The percussion begins to grow, and the guitars get a little stronger, slightly overpowering the spacious cello-like synthesizers.


After the second verse comes, the song erupts into a much heavier soundscape.


The synthesizers that were giving you that underlying bassline are now heavier guitars, and the song is at this huge level of intensity in sonic drive.


Meanwhile, those clean guitars are still overlapping it, and the drums are now slamming.


Now you have this gigantic sound that is sort of blistering and still theatrical, but almost overwhelming.


The vocals are still sort of drifting throughout all of this, drenched in reverb, calling out lines like "Now you're not alone".


Giving more depth to the story and how someone who was beckoning to be placed has been.
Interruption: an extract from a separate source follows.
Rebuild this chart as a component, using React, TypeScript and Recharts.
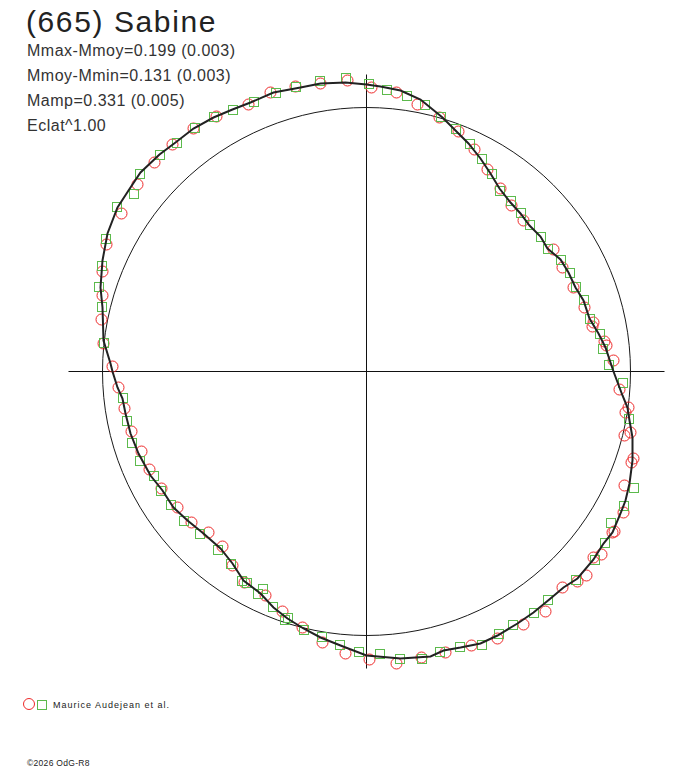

I absolutely love how robust and boisterous this track gets, and I wasn't really expecting it to explode the way it did and still portray such a heavy-handed emotional backbone the way it does.


The intensity level is gigantic, and I love how the vocals still have this coming or soothing feel to it.


Maybe this is because the vocals are almost like an instrument themselves, or perhaps it's because the song is about a baby with little lungs that are calling out, so the vocals are still soft even though the music is so intense.


This whole thing was put together with such a deep thought process. Not just the arrangement, but the lyrics and storyline, how everything grows and intensity, and still portrays all of the emotion, wrapped up into one piece of music.


This is a blend of genres but sticks firmly to a lot of the post-rock aspects along with dream-rock, and again, plenty of post-punk, in my opinion.


It's that spaciousness that delivers some of the impact. So there was a lot of attention to detail in terms of how the instruments would come through sonically and tonally in the end.


It all helps that intensity level get to where it's at and lets the song's envelopment get pushed so that you have that genius combination of calming and soothing vocals, with a more edgy and heavy-handed overtone coming from the instruments.


It's an atmosphere that is definitely something you get caught up in.


Now, upon listening to the track and sort of picking it apart, we did get a message from the band themselves regarding what the song is about in more detail.


As I wasn't far off, there is more to the story and emotion that I picked up on the first few times around.


"'Little Lungs' was written from a conversational piece with the writer of track and the protagonist; a newborn baby, who is being considered for adoption. The song deals with issues of loneliness, abandonment and anger as the writer contemplates the circumstances from the newborn baby's point of view, asking, "...was it the cold white walls that spoke to you and set the temperature gauge for loneliness to come and make a home?".


O'Reilly - the band's lyricist - concludes the track with a repetitive line "..Little Lungs, you're not alone, 'cause anger made you its' home" - prompting the notion that irrespective of whether the deliberating parents returned to the child or not, that the act of leaving their newborn child for the first few months of its' life probably contributed to the lifetime of anger which followed."



I would suggest listening to this one with headphones on, as this is one of the better ways to really soak the song in, along with all of its layers, textures, and emotions that it delivers along the way.


Do not forget where you heard this first.